» **EXERCISE DESCRIPTION**: Repeat the listing word for word. No pictures belong in the copy.

» **MATERIAL**:
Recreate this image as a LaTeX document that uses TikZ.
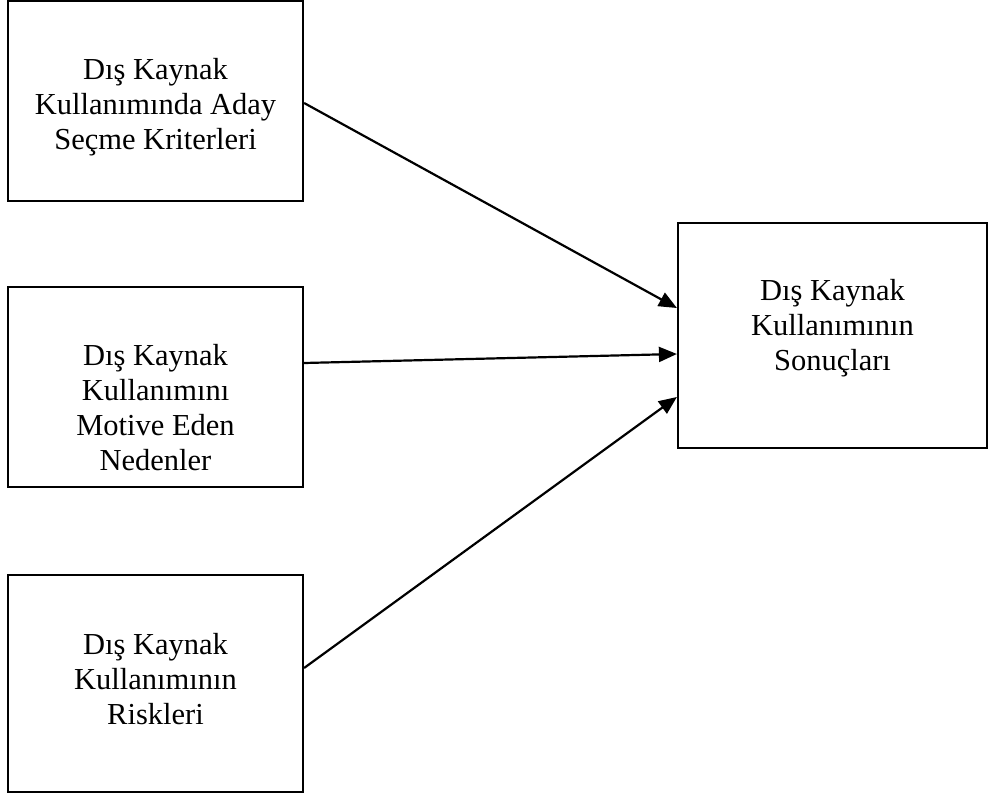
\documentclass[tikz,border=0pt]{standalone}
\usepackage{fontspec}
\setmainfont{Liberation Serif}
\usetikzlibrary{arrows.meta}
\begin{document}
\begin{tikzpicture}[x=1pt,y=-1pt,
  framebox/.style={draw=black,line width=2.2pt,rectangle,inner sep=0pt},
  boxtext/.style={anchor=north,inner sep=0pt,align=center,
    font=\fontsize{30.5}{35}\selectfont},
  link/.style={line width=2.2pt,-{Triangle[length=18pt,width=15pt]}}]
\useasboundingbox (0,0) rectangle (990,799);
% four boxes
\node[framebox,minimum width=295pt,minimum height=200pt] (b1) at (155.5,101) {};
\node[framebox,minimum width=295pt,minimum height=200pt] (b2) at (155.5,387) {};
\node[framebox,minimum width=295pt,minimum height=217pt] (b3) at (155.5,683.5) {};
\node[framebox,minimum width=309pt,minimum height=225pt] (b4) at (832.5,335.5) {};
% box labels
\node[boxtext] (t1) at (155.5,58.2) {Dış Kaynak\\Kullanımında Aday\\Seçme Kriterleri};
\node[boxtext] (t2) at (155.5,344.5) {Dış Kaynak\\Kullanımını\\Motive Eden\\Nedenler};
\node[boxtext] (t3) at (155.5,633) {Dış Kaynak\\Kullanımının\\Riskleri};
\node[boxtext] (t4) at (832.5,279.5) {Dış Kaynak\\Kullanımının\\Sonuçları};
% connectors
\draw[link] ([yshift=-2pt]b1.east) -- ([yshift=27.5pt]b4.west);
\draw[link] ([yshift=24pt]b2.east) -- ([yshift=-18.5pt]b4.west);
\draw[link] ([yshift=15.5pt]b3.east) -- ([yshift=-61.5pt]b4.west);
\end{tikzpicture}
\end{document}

» **REPLY TO THE EXERCISE**:
Recreate this image as a LaTeX document that uses TikZ.
\documentclass[tikz,border=0pt]{standalone}
\usepackage{fontspec}
\setmainfont{Liberation Serif}
\usetikzlibrary{arrows.meta}
\begin{document}
\begin{tikzpicture}[x=1pt,y=-1pt,
  framebox/.style={draw=black,line width=2.2pt,rectangle,inner sep=0pt},
  boxtext/.style={anchor=north,inner sep=0pt,align=center,
    font=\fontsize{30.5}{35}\selectfont},
  link/.style={line width=2.2pt,-{Triangle[length=18pt,width=15pt]}}]
\useasboundingbox (0,0) rectangle (990,799);
% four boxes
\node[framebox,minimum width=295pt,minimum height=200pt] (b1) at (155.5,101) {};
\node[framebox,minimum width=295pt,minimum height=200pt] (b2) at (155.5,387) {};
\node[framebox,minimum width=295pt,minimum height=217pt] (b3) at (155.5,683.5) {};
\node[framebox,minimum width=309pt,minimum height=225pt] (b4) at (832.5,335.5) {};
% box labels
\node[boxtext] (t1) at (155.5,58.2) {Dış Kaynak\\Kullanımında Aday\\Seçme Kriterleri};
\node[boxtext] (t2) at (155.5,344.5) {Dış Kaynak\\Kullanımını\\Motive Eden\\Nedenler};
\node[boxtext] (t3) at (155.5,633) {Dış Kaynak\\Kullanımının\\Riskleri};
\node[boxtext] (t4) at (832.5,279.5) {Dış Kaynak\\Kullanımının\\Sonuçları};
% connectors
\draw[link] ([yshift=-2pt]b1.east) -- ([yshift=27.5pt]b4.west);
\draw[link] ([yshift=24pt]b2.east) -- ([yshift=-18.5pt]b4.west);
\draw[link] ([yshift=15.5pt]b3.east) -- ([yshift=-61.5pt]b4.west);
\end{tikzpicture}
\end{document}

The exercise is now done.